Anyway, one of the things that really struck me about that movie was the
difference in gun related deaths (per head of population) in Canada and the
U.S. Basically both countries have buttloads of guns and the justification in
both is that they are for 'hunting'. I don't remember the exact figures, but
the deaths per 1000 from guns was enormously much higher in the U.S. than in
Canada. Moore doesn't give an answer to that dilemma per se, but he does throw
it out there for people to think about and make up their own minds. Frankly,
if that is propaganda, I think the U.S. and the internet in general need a lot
more of it.

\-----

As for the guns debate, you could make an analogy to poison, where you say
that poisons are sold at the supermarket, so why not sell guns at the
supermarket too? I guess the reply would be that the poisons that are sold
invariably have some other practical use, e.g. cleaning products. Whereas guns
are pretty much designed with the express and only purpose of killing stuff.

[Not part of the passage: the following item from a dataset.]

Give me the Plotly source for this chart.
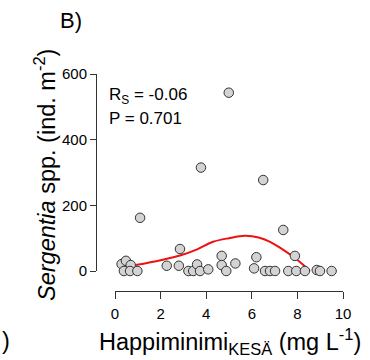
import plotly.graph_objects as go

# Data
oxygen_min = [0.29, 0.48, 0.69, 0.39, 0.66, 0.98, 1.10, 2.27, 2.80, 2.85, 3.22, 3.43,
              3.60, 3.73, 4.09, 3.77, 4.68, 4.68, 4.88, 4.99, 5.28, 6.10, 6.20, 6.50,
              6.58, 6.80, 7.02, 7.38, 7.60, 7.89, 7.95, 8.33, 8.85, 8.99, 9.50]
sergentia = [21, 31, 18, 0, 0, 0, 162, 16, 16, 67, 0, 0,
             20, 0, 5, 315, 46, 18, 0, 543, 23, 8, 42, 277,
             0, 0, 0, 125, 0, 46, 0, 0, 3, 0, 0]

smooth_x = [0.9, 2.0, 2.85, 3.6, 4.3, 5.0, 5.7, 6.3, 6.8, 7.3, 7.8, 8.2, 8.55]
smooth_y = [18, 33, 47, 66, 89, 100, 107, 102, 89, 68, 44, 22, 0]

x_ticks = [0, 2, 4, 6, 8, 10]
y_ticks = [0, 200, 400, 600]

W, H = 370, 360
# pixel geometry
x0_px, x10_px = 115, 343
y0_px, y600_px = 271, 74
pxu_x = (x10_px - x0_px) / 10
pxu_y = (y0_px - y600_px) / 600
xr = [-x0_px / pxu_x, (W - x0_px) / pxu_x]
yr = [-(H - y0_px) / pxu_y, y0_px / pxu_y]

font = "Liberation Sans, Arial, sans-serif"

fig = go.Figure()
fig.add_trace(go.Scatter(x=smooth_x, y=smooth_y, mode="lines",
                         line=dict(color="#ee1111", width=2, shape="spline"),
                         hoverinfo="skip", showlegend=False))
fig.add_trace(go.Scatter(x=oxygen_min, y=sergentia, mode="markers",
                         marker=dict(size=9.5, color="#d3d3d3",
                                     line=dict(color="#333333", width=1)),
                         showlegend=False))
# dummy trace for the displayed axes
fig.add_trace(go.Scatter(x=[None], y=[None], xaxis="x2", yaxis="y2",
                         showlegend=False, hoverinfo="skip"))

fig.update_layout(
    template="none",
    width=W, height=H, margin=dict(l=0, r=0, t=0, b=0, pad=0, autoexpand=False),
    paper_bgcolor="white", plot_bgcolor="rgba(0,0,0,0)",
    font=dict(family=font, color="black"),
    xaxis=dict(domain=[0, 1], range=xr, visible=False, fixedrange=True, automargin=False),
    yaxis=dict(domain=[0, 1], range=yr, visible=False, fixedrange=True, automargin=False),
    xaxis2=dict(domain=[x0_px / W, x10_px / W], range=[0, 10], automargin=False,
                anchor="free", position=(H - 291) / H,
                tickvals=x_ticks, ticks="outside", ticklen=7, tickwidth=1,
                tickcolor="#333", showline=True, linecolor="#333", linewidth=1,
                showgrid=False, zeroline=False,
                tickfont=dict(size=15, family=font, color="black"),
                ticklabelstandoff=2),
    yaxis2=dict(domain=[(H - y0_px) / H, (H - y600_px) / H], range=[0, 600], automargin=False,
                anchor="free", position=96 / W,
                tickvals=y_ticks, ticks="outside", ticklen=6, tickwidth=1,
                tickcolor="#333", showline=True, linecolor="#333", linewidth=1,
                showgrid=False, zeroline=False,
                tickfont=dict(size=15, family=font, color="black")),
)

ann = [
    dict(text="B)", x=58, y=20, size=22, xanchor="left"),
    dict(text="R<sub>S</sub> = -0.06", x=107, y=96, size=17, xanchor="left"),
    dict(text="P = 0.701", x=107, y=119, size=17, xanchor="left"),
    dict(text="Happiminimi<sub>KESÄ</sub> (mg L<sup>-1</sup>)", x=230, y=341, size=23.5, xanchor="center"),
    dict(text=")", x=0, y=341, size=23.5, xanchor="left"),
]
for a in ann:
    fig.add_annotation(text=a["text"], x=a["x"] / W, y=1 - a["y"] / H,
                       xref="paper", yref="paper", xanchor=a["xanchor"], yanchor="middle",
                       showarrow=False, font=dict(size=a["size"], family=font, color="black"))
fig.add_annotation(text="<i>Sergentia</i> spp. (ind. m<sup>-2</sup>)", x=45 / W, y=1 - 175 / H,
                   xref="paper", yref="paper", xanchor="center", yanchor="middle",
                   textangle=-90, showarrow=False,
                   font=dict(size=23.5, family=font, color="black"))

fig.write_html("out.html")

Then the gun-nut will reply "oh, there's lots of other uses for a gun, like
sport (target practice), hunting and personal defense as a deterrent". The
problem isn't that those things are wrong, the problem is that - unlike pretty
much every other country in the world with guns - people in the U.S. don't
seem to stop at deterrent, they are much more likely to use the 'personal
defense' guns to try to kill someone else.

Why is that?

What is it about the U.S. that as soon as they get a gun in their hand they
want to go 'pop a cap in yo ass'?

And why doesn't that happen in Canada?

Some of the scenarios I remember from the movie that were presented:

The bank that gives you a shotgun when you open an account

The mall store(?) that was selling ammo in massive aisles

The five year old that took a handgun to school and shot one of his class-
mates dead

The Columbine massacre

The gun lobby holding a big pro-guns rally in Columbine immediately after the
massacre

Moore harassing Charlton Heston (figurehead of the gun lobby) (this one was
most like a scene from Borat - it was an uncomfortable 'excuse me while I
invade your personal' thing and went on for ages)

------
maeon3
We better shutdown and close all the libraries and bookstores too. The page-
to-eye data transfer protocols are evil, we need to crack down on this kind of
piracy.